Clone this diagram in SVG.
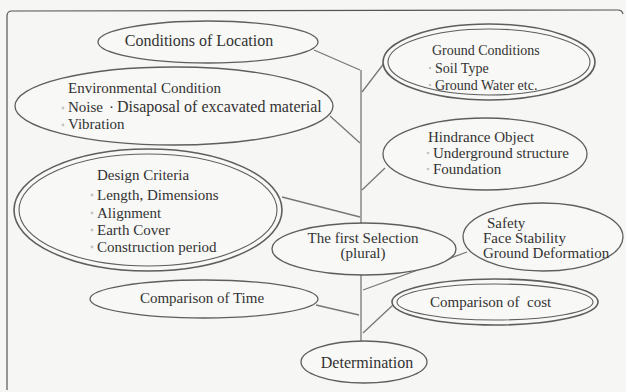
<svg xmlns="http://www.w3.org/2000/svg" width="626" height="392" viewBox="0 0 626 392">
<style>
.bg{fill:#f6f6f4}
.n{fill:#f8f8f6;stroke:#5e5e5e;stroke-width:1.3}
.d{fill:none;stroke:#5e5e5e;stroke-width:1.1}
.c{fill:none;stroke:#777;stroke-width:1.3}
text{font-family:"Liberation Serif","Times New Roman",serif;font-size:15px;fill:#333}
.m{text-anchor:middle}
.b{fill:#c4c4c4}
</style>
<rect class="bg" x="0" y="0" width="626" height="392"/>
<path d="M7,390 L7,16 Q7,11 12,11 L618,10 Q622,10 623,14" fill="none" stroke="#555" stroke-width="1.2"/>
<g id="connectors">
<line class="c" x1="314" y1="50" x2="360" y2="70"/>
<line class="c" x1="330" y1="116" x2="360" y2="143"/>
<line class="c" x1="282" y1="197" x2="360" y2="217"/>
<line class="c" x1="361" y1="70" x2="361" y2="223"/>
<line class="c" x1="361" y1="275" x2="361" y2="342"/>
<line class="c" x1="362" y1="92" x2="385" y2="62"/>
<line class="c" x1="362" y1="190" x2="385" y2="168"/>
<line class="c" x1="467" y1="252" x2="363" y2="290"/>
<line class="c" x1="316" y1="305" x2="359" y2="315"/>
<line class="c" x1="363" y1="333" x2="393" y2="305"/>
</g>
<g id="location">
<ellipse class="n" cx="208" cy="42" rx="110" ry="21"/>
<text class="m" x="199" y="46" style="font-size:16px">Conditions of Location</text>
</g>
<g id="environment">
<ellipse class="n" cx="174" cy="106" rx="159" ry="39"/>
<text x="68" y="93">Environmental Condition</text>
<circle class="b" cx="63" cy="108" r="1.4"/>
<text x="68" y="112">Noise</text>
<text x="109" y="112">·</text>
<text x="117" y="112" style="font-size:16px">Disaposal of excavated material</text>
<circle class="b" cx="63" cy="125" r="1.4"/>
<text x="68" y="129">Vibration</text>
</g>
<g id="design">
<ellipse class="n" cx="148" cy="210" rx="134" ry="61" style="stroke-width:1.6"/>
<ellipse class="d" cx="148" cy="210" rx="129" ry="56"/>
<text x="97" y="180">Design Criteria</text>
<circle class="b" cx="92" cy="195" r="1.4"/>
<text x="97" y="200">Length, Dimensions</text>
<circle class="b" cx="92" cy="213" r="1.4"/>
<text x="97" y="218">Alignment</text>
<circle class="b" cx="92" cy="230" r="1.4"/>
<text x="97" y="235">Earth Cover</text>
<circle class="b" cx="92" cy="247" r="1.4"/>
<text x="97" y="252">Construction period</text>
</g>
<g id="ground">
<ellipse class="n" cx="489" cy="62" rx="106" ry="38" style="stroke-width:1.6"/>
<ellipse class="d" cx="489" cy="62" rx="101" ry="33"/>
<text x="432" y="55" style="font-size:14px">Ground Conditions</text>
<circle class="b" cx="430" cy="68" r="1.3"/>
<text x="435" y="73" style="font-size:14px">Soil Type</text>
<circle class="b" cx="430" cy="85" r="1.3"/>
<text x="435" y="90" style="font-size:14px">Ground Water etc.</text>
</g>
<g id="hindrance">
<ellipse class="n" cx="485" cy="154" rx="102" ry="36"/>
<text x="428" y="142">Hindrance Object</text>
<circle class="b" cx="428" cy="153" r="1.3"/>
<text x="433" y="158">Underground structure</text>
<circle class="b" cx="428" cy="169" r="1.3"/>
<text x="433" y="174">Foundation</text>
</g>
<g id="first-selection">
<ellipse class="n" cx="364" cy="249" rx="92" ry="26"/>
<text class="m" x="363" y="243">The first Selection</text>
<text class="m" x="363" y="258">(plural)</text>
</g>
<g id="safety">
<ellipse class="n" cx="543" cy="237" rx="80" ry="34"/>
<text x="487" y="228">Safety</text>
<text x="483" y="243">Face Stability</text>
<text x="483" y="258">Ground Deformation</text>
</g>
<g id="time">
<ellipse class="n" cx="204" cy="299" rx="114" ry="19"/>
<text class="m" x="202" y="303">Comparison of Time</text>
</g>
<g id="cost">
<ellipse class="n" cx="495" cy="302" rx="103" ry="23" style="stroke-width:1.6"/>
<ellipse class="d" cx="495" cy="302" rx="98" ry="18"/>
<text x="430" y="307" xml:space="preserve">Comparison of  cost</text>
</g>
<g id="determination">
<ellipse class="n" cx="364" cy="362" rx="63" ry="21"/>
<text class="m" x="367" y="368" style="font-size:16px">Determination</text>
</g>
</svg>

Exercise: Write out the whole listing again, exactly, with no pictures.

Solution to this task:
Clone this diagram in SVG.
<svg xmlns="http://www.w3.org/2000/svg" width="626" height="392" viewBox="0 0 626 392">
<style>
.bg{fill:#f6f6f4}
.n{fill:#f8f8f6;stroke:#5e5e5e;stroke-width:1.3}
.d{fill:none;stroke:#5e5e5e;stroke-width:1.1}
.c{fill:none;stroke:#777;stroke-width:1.3}
text{font-family:"Liberation Serif","Times New Roman",serif;font-size:15px;fill:#333}
.m{text-anchor:middle}
.b{fill:#c4c4c4}
</style>
<rect class="bg" x="0" y="0" width="626" height="392"/>
<path d="M7,390 L7,16 Q7,11 12,11 L618,10 Q622,10 623,14" fill="none" stroke="#555" stroke-width="1.2"/>
<g id="connectors">
<line class="c" x1="314" y1="50" x2="360" y2="70"/>
<line class="c" x1="330" y1="116" x2="360" y2="143"/>
<line class="c" x1="282" y1="197" x2="360" y2="217"/>
<line class="c" x1="361" y1="70" x2="361" y2="223"/>
<line class="c" x1="361" y1="275" x2="361" y2="342"/>
<line class="c" x1="362" y1="92" x2="385" y2="62"/>
<line class="c" x1="362" y1="190" x2="385" y2="168"/>
<line class="c" x1="467" y1="252" x2="363" y2="290"/>
<line class="c" x1="316" y1="305" x2="359" y2="315"/>
<line class="c" x1="363" y1="333" x2="393" y2="305"/>
</g>
<g id="location">
<ellipse class="n" cx="208" cy="42" rx="110" ry="21"/>
<text class="m" x="199" y="46" style="font-size:16px">Conditions of Location</text>
</g>
<g id="environment">
<ellipse class="n" cx="174" cy="106" rx="159" ry="39"/>
<text x="68" y="93">Environmental Condition</text>
<circle class="b" cx="63" cy="108" r="1.4"/>
<text x="68" y="112">Noise</text>
<text x="109" y="112">·</text>
<text x="117" y="112" style="font-size:16px">Disaposal of excavated material</text>
<circle class="b" cx="63" cy="125" r="1.4"/>
<text x="68" y="129">Vibration</text>
</g>
<g id="design">
<ellipse class="n" cx="148" cy="210" rx="134" ry="61" style="stroke-width:1.6"/>
<ellipse class="d" cx="148" cy="210" rx="129" ry="56"/>
<text x="97" y="180">Design Criteria</text>
<circle class="b" cx="92" cy="195" r="1.4"/>
<text x="97" y="200">Length, Dimensions</text>
<circle class="b" cx="92" cy="213" r="1.4"/>
<text x="97" y="218">Alignment</text>
<circle class="b" cx="92" cy="230" r="1.4"/>
<text x="97" y="235">Earth Cover</text>
<circle class="b" cx="92" cy="247" r="1.4"/>
<text x="97" y="252">Construction period</text>
</g>
<g id="ground">
<ellipse class="n" cx="489" cy="62" rx="106" ry="38" style="stroke-width:1.6"/>
<ellipse class="d" cx="489" cy="62" rx="101" ry="33"/>
<text x="432" y="55" style="font-size:14px">Ground Conditions</text>
<circle class="b" cx="430" cy="68" r="1.3"/>
<text x="435" y="73" style="font-size:14px">Soil Type</text>
<circle class="b" cx="430" cy="85" r="1.3"/>
<text x="435" y="90" style="font-size:14px">Ground Water etc.</text>
</g>
<g id="hindrance">
<ellipse class="n" cx="485" cy="154" rx="102" ry="36"/>
<text x="428" y="142">Hindrance Object</text>
<circle class="b" cx="428" cy="153" r="1.3"/>
<text x="433" y="158">Underground structure</text>
<circle class="b" cx="428" cy="169" r="1.3"/>
<text x="433" y="174">Foundation</text>
</g>
<g id="first-selection">
<ellipse class="n" cx="364" cy="249" rx="92" ry="26"/>
<text class="m" x="363" y="243">The first Selection</text>
<text class="m" x="363" y="258">(plural)</text>
</g>
<g id="safety">
<ellipse class="n" cx="543" cy="237" rx="80" ry="34"/>
<text x="487" y="228">Safety</text>
<text x="483" y="243">Face Stability</text>
<text x="483" y="258">Ground Deformation</text>
</g>
<g id="time">
<ellipse class="n" cx="204" cy="299" rx="114" ry="19"/>
<text class="m" x="202" y="303">Comparison of Time</text>
</g>
<g id="cost">
<ellipse class="n" cx="495" cy="302" rx="103" ry="23" style="stroke-width:1.6"/>
<ellipse class="d" cx="495" cy="302" rx="98" ry="18"/>
<text x="430" y="307" xml:space="preserve">Comparison of  cost</text>
</g>
<g id="determination">
<ellipse class="n" cx="364" cy="362" rx="63" ry="21"/>
<text class="m" x="367" y="368" style="font-size:16px">Determination</text>
</g>
</svg>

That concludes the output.